More Women Worked Behind the Scenes on Movies in 1998 Than Do Today

A new study shows that the film industry hasn’t diversified its hiring practices in 16 years.

Ava DuVernay, director of the film ‘Selma.’ (Photo: Robyn Beck/Getty Images)


Jan 14, 2015· 1 MIN READ
Jennifer Swann is TakePart’s culture and lifestyle reporter.

When the nominations for this year's Academy Awards are announced Thursday, Angelina Jolie and Ava DuVernay could be among those in the best director category for their respective historical features, Unbroken and Selma. But a new study out of San Diego State University's Center for the Study of Women in Television and Film suggests Jolie and DuVernay are among a distinct minority that's become smaller, not larger, over the years.

Researchers who studied the employment of women behind the camera on the top 250 films of 2014 found that women only accounted for 7 percent of directors, which is slightly up from last year but down four percentage points from the previous high in 2000, the same year Mary Harron directed American Psycho.

Turns out that the percentage of all directors, writers, producers, executive producers, editors, and cinematographers working last year who were women—17 percent—has stayed exactly the same since 1998. The number hit its peak of 19 percent in 2001, which saw the release of Penny Marshall's Riding in Cars With Boys.

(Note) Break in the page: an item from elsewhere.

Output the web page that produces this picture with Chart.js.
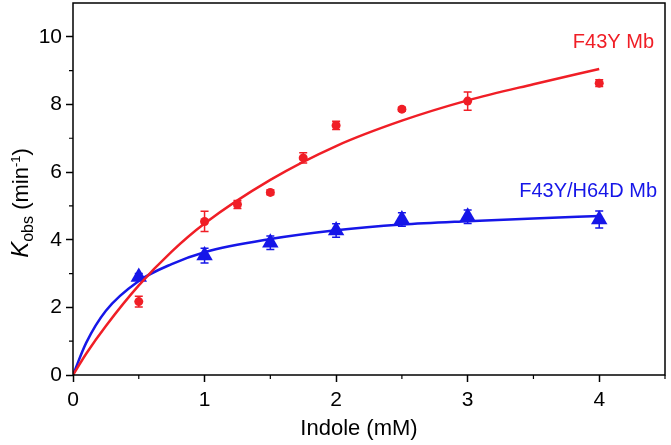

Television didn't fare much better this year when it came to hiring women directors, even though several network shows were built around complex female characters—from Viola Davis' lead in How to Get Away With Murder to Gina Rodriguez's title character in Jane the Virgin.

A separate San Diego State University study shows that only 13 percent of the programs sampled from broadcast networks, cable, and Netflix between 2013 and 2014 were helmed by women directors, while one in five TV shows was created by a woman. This year's Golden Globes acknowledged those TV shows in its nominations for best TV series, musical, or comedy, in which four out of five had female creators.

Will the Academy of Motion Picture Arts and Sciences similarly rise to the task this year of honoring women behind the camera? Kathryn Bigelow, who won for The Hurt Locker in 2009, is still the only woman to take home the Oscar for best director. Critics coined the term "the Bigelow effect" in the hopes that her historic win would not only encourage more women behind the camera but also sway the academy to nominate female directors.

If Jolie and DuVernay both receive Oscar nods this year, it will be the first time two women are nominated in the best director category at one time. (Only four women, including Bigelow, have been nominated for best director in the awards show's 86-year history.)

We've yet to see the big-picture impact of the Bigelow effect, but we can only imagine that a DuVernay effect would inevitably boost this year's dearth of female directors.